(Gleaned from the 2018 USRDS Annual Data Report: Volume II: Chapter 8)
Patients with end-stage renal disease (ESRD) are among the highest risk populations for cardiovascular diseases (CVDs)—a major cause of death in ESRD patients. The relationship between kidney disease and acute myocardial infarction (AMI), coronary artery disease (CAD), heart failure (HF), and sudden death/cardiac arrhythmias is complex and bi-directional. ESRD often complicates disease management of CVD, influencing both medical and procedural options, thereby adversely affecting a patient’s prognosis.
- Cardiovascular disease is common in adult end-stage renal disease (ESRD) patients, with coronary artery disease the most common condition, exceeding 50% in HD patients age 65 and older.
- Heart failure is also common in ESRD patients.
- Older ESRD patients have a higher prevalence of cardiovascular conditions than younger patients, whether they were receiving HD or PD.
- Even relatively young ESRD patients—those ages 22-44 and 45-64 —are likely to suffer from cardiovascular disease.
- Cardiovascular diseases increase short- and long-term mortality for ESRD patients.

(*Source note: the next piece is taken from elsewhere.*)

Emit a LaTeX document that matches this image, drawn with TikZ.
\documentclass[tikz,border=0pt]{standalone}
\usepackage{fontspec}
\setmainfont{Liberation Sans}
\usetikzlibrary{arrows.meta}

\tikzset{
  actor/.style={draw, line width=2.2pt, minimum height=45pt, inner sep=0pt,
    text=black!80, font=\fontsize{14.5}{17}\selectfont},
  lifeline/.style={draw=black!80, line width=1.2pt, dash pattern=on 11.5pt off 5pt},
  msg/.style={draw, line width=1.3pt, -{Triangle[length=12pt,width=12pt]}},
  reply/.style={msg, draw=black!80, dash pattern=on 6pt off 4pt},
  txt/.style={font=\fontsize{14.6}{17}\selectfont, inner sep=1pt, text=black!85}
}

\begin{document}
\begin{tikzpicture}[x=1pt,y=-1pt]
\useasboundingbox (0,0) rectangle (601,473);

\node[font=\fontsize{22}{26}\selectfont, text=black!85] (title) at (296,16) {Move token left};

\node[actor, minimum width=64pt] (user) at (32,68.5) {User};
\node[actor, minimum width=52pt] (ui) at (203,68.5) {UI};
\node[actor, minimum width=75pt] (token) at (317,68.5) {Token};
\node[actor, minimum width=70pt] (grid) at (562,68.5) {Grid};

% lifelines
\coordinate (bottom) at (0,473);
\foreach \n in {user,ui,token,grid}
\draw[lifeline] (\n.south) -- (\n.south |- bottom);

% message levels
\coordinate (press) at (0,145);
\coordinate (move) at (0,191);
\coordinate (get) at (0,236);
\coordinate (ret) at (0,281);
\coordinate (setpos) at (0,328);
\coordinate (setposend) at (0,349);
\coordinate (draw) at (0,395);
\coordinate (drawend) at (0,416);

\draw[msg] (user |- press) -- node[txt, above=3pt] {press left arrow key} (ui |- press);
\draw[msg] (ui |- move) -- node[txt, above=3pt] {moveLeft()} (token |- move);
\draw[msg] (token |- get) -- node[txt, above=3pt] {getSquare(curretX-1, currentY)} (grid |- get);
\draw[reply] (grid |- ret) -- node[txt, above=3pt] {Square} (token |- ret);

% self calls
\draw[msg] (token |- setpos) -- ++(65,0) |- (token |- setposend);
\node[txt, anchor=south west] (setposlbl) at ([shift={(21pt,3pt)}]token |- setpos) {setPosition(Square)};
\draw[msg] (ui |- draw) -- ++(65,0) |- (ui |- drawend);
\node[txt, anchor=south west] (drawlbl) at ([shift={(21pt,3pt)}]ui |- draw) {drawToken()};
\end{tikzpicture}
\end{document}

- Only about two-thirds of dialysis or transplant patients with acute myocardial infarction (AMI) received beta-blocker medication. Similarly, among ESRD patients with heart failure, fewer than half received angiotensin-converting enzyme inhibitors (ACEIs) and angiotensin receptor blockers (ARBs). Although many ESRD patients with atrial fibrillation (AF) are at elevated risk of stroke, only about one-third of dialysis patients with AF were treated with warfarin.
- Peritoneal dialysis patients had a lower burden of certain cardiovascular conditions, including coronary artery disease, heart failure, and peripheral artery disease, as compared to their HD counterparts.